The calendar view shows what's scheduled, what's in progress, and what's coming up across every platform I post to. The theme breakdown keeps things balanced so the feed doesn't accidentally become all one thing.
The Content Planning workspace: calendar view, social accounts, and content themes, all connected. If it's not on the calendar, it probably won't get done.
That theme breakdown is more useful than it looks. When you can see at a glance that you've got 11 General posts and only 2 Tech posts in the pipeline, you make better decisions about what to create next instead of just posting whatever feels easy that day.
57 pieces of content in the pipeline, broken down by theme.
Each piece of content is its own record, with status, publish date, platform, theme, content type, and cross-post destinations all tracked in one place. Including this blog post, which was drafted with the record already open.
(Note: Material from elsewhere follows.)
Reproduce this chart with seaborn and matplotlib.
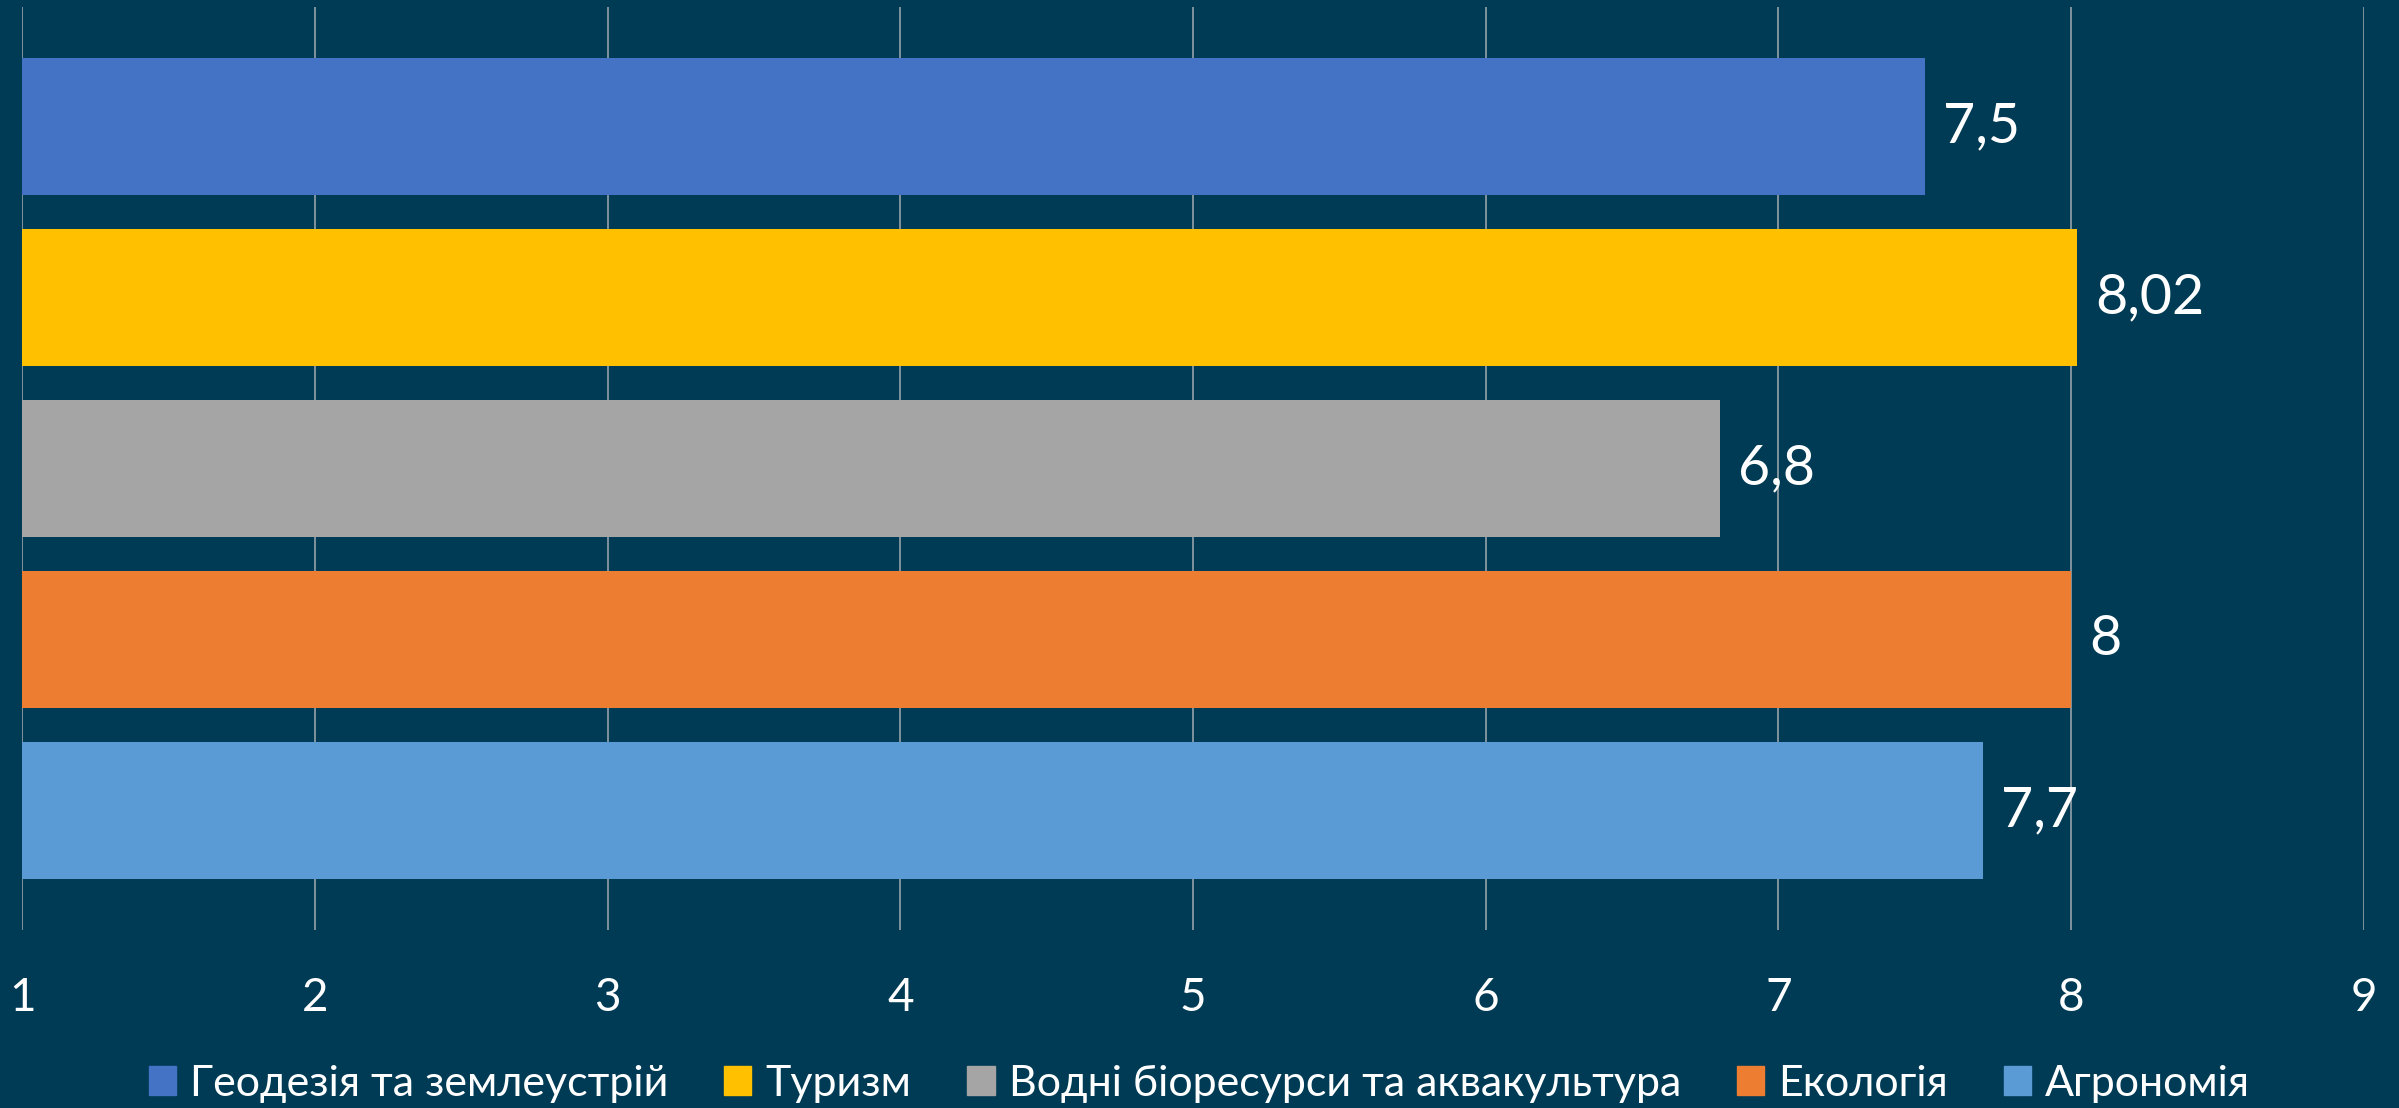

he Notion record for this post: In progress, Tool Share theme, Productivity pillar, Blog Post type, cross-posted to MT Head Media Instagram. Meta? A little. Useful? Absolutely.
What Notion Does Well
Notion really shines when you need things to connect. A client record that links to their project, which links to your meeting notes, which links to the tasks that came out of that meeting. That's the kind of relationship mapping that used to require three different tools and a lot of copy-pasting.
For small teams or solo operators, a few things stand out:
Databases with multiple views. The same list of projects can look like a table, a kanban board, a calendar, or a gallery. Same data, different lens. You pick the view that makes sense for what you're doing.
Linked databases. Your client list can talk to your project tracker. Filter by client, see every related task and note. No switching apps.
Templates. Build a meeting note template once and stop reinventing it every Monday. Templates are one of my favorite features of Notion.
Where Notion Gets Complicated
I'll be honest: Notion has a learning curve. If you sit down expecting it to work like a simple to-do list, you'll bounce off it pretty fast.
The database and relation system is powerful, but it takes time to understand how pieces connect. And because Notion is so flexible, it's easy to build yourself into a corner with a structure that made sense three months ago but nobody actually uses anymore.
The best Notion workspaces I've seen were built gradually, starting simple and adding structure only when it was actually needed, not because someone thought it looked impressive.
Is It Right for Your Business?
Notion works well for small businesses and solo operators who are drowning in scattered information and want a way to bring it together. It also works well for teams that need shared documentation without paying for enterprise software.
It works less well as a replacement for dedicated project management tools if you're managing complex timelines with a lot of dependencies. And if your team is resistant to learning new software, all the database power in the world won't help you.
Like most tools, the question isn't whether Notion is good. It is. The question is whether it's the right fit for how you actually work.
The Bottom Line
I left Evernote because my needs outgrew it, not because it failed me. The same goes for any productivity tool: does it help you work the way you actually work, or does it create more overhead than it saves?
Notion, when set up thoughtfully, genuinely delivers on the promise of one source of truth. Projects, tasks, meetings, notes, contacts, content: connected, searchable, and actually useful.
That's the dream. And after 25 years of chasing it through a lot of different software, Notion is one of the closer approximations I've found.